Non possiamo più stare nel capanno, per noi il freddo è insopportabile, le pecore private della loro lana tremano, i tosatori si accasciano stanchi sulle panche di legno. Corriamo verso la casa sulla collina che ondula appena la pianura. Ci aspetta una sala grande, accogliente con una lunga tavolata disposta a ferro di cavallo, apparecchiata per una ventina di persone. Davanti al lato aperto, a vista, l’ asador (quello che cuoce la carne)alla parrilla (la griglia) sta facendo meticolosamente il suo lavoro. Siamo un’isola di luce e calore nel buio. Brillano le fiamme, i peltri, i bicchieri, i piatti, le posate sulla tovaglia di canapa chiara. L’odore del capretto che arrostisce allo spiedo è ancora per me un affiorare d’isola mia e d’infanzia. Sono precipitata indietro nel tempo. Ci servono un vino rosso pastoso e forte. Mentre aspettiamo la cena ci suonano una Chacarera (danza folklorica del Nord argentino ballata in coppia all’interno di una coreografia di gruppo), con chitarroni solidi di legno chiaro, mani che hanno lavorato per ore e che sembrano di colpo diventate leggere, innocenti per toccare sulle corde quella musica che fa muovere i piedi. Si formano alcune coppie nello spazio tra i tavoli. Mi prendono a ballare, un fazzoletto bianco tra le mani che traccia chiarore e movenze di questa danza popolare dove il corteggiamento si consuma con insinuante malia. Torniamo ai tavoli. Ci servono la cena. Davanti a noi due ragazzi ballano uno scatenato Malambo (danza folklorica del Sud argentino, inventata dai gauchos e ballata solo da uomini) mentre lento il fuoco della brace va scemando e la loro bravura ci seduce come il sapore della carne che quasi si scioglie in bocca.

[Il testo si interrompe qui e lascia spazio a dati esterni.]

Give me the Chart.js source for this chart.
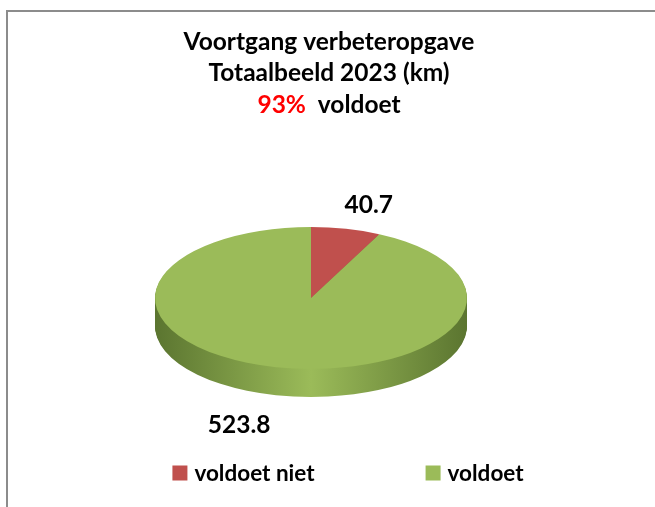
<!DOCTYPE html>
<html>
<head>
<meta charset="utf-8">
<script src="https://cdn.jsdelivr.net/npm/chart.js@4.4.0/dist/chart.umd.min.js"></script>
<style>
  body { margin: 0; background: #fff; }
  #wrap { position: relative; width: 655px; height: 507px; overflow: hidden; }
  #frame { position: absolute; left: 6px; top: 10px; width: 700px; height: 600px; border: 2px solid #8c8c8c; box-sizing: border-box; }
  canvas { position: absolute; left: 0; top: 0; }
</style>
</head>
<body>
<div id="wrap">
  <div id="frame"></div>
  <canvas id="chart" width="655" height="507"></canvas>
</div>
<script>
// data
const categories = ["voldoet niet", "voldoet"];
const values = [40.7, 523.8];
const sliceColors = ["#c0504d", "#9bbb59"];
const sideColors = [["#7d2f2d", "#a34543"], ["#5b7530", "#9bbb59"]];
const titleLines = ["Voortgang verbeteropgave", "Totaalbeeld 2023 (km)"];
const okIndex = 1;

const FONT = 'Lato, "Open Sans", sans-serif';
const TILT = 71 / 156;   // vertical squash of the pie
const DEPTH = 28;        // thickness of the 3d side

function squash(ctx, cx, cy) {
    ctx.translate(cx, cy);
    ctx.scale(1, TILT);
    ctx.translate(-cx, -cy);
}

// draw an arc element with another fill
function drawArcWith(arc, ctx, fill) {
    const proxy = Object.create(arc);
    proxy.options = Object.assign({}, arc.options, {backgroundColor: fill});
    arc.draw.call(proxy, ctx);
}

const pie3d = {
    id: "pie3d",
    beforeDatasetsDraw(chart) {
        const ctx = chart.ctx;
        const arcs = chart.getDatasetMeta(0).data;
        const cx = arcs[0].x, cy = arcs[0].y, R = arcs[0].outerRadius;
        const fills = sideColors.map(c => {
            const g = ctx.createLinearGradient(cx - R, 0, cx + R, 0);
            g.addColorStop(0, c[0]);
            g.addColorStop(0.5, c[1]);
            g.addColorStop(1, c[0]);
            return g;
        });
        for (let d = DEPTH; d > 0; d--) {
            ctx.save();
            ctx.translate(0, d);
            squash(ctx, cx, cy);
            arcs.forEach((arc, i) => drawArcWith(arc, ctx, fills[i]));
            ctx.restore();
        }
        ctx.save();
        squash(ctx, cx, cy);
    },
    afterDatasetsDraw(chart) {
        chart.ctx.restore();
    },
    afterDraw(chart) {
        const ctx = chart.ctx;
        const arcs = chart.getDatasetMeta(0).data;
        const cx = arcs[0].x, cy = arcs[0].y, R = arcs[0].outerRadius;
        ctx.save();
        ctx.textAlign = "center";
        ctx.textBaseline = "alphabetic";
        ctx.fillStyle = "#000";

        // title
        const tx = 329;
        ctx.font = "bold 24.5px " + FONT;
        ctx.fillText(titleLines[0], tx, 50);
        ctx.fillText(titleLines[1], tx, 81);
        const total = values.reduce((a, b) => a + b, 0);
        const pct = Math.round(values[okIndex] / total * 100) + "%";
        const rest = "  " + categories[okIndex];
        const w1 = ctx.measureText(pct).width, w2 = ctx.measureText(rest).width;
        let x0 = tx - (w1 + w2) / 2;
        ctx.textAlign = "left";
        ctx.fillStyle = "#ff0000";
        ctx.fillText(pct, x0, 113);
        ctx.fillStyle = "#000";
        ctx.fillText(rest, x0 + w1, 113);

        // data labels
        ctx.textAlign = "center";
        ctx.textBaseline = "middle";
        arcs.forEach((arc, i) => {
            const a = (arc.startAngle + arc.endAngle) / 2;
            const lx = cx + Math.cos(a) * R * 1.85 - 7;
            let ly = cy + Math.sin(a) * R * TILT * 1.35;
            if (Math.sin(a) > 0) ly += DEPTH + 6;
            ctx.fillText(values[i].toFixed(1), lx, ly);
        });

        // legend
        ctx.font = "bold 22.5px " + FONT;
        ctx.textAlign = "left";
        const box = 15, gap = 7, itemGap = 111, ly = 473;
        const widths = categories.map(c => box + gap + ctx.measureText(c).width);
        let lx = 348 - (widths.reduce((a, b) => a + b, 0) + itemGap) / 2;
        categories.forEach((c, i) => {
            ctx.fillStyle = sliceColors[i];
            ctx.fillRect(lx, ly - box / 2, box, box);
            ctx.fillStyle = "#000";
            ctx.fillText(c, lx + box + gap, ly + 1);
            lx += widths[i] + itemGap;
        });
        ctx.restore();
    }
};

new Chart(document.getElementById("chart"), {
    type: "pie",
    data: {
        labels: categories,
        datasets: [{
            data: values,
            backgroundColor: sliceColors,
            borderWidth: 0,
            hoverOffset: 0,
            offset: 0
        }]
    },
    options: {
        responsive: false,
        animation: false,
        events: [],
        layout: { padding: { left: 155, right: 188, top: 142, bottom: 53 } },
        plugins: {
            legend: { display: false },
            title: { display: false },
            tooltip: { enabled: false }
        }
    },
    plugins: [pie3d]
});
</script>
</body>
</html>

La pampa è fuori, immensa, misteriosa, suggestiva, oscura e noi per contrasto, stando al riparo, la facciamo nostra nella casa calda, piena di musica e voci.
Ed ecco una poesia di Grazia Fresu ispirata a questo magnifico viaggio:
Un vecchio emporio
Questo vecchio almacén anni ‘50
isolato emporio nella polvere della pampa
imprevisto spaccio di vecchie latte
fagioli ceci birra pane spaghi
formaggio stagionato chiodi tele cerate
s’ innesta in altri sapori perduti
infanzia lontana brezza soave
mare e vele sull’orizzonte.
Compro insieme cibo per il viaggio
e ricordi che certi odori certi scaffali
il viso di pietra che mi serve al bancone
sollevano dall’oblio come il vento fuori
con le consunte foglie,
una connessione per chiamarti
un attimo breve per dirti che non esci da me
che non ti perdo neppure in questo universo
di silenzio e d’erba che si ripetono
neppure nella stanchezza nel vuoto
nel bisogno di un letto comodo,
stai nelle mie palpebre socchiuse
nel sospiro improvviso che lacera l’attesa
nella sete d’acqua di baci d’isola mentre fuori
un’altra terra senza di noi respira.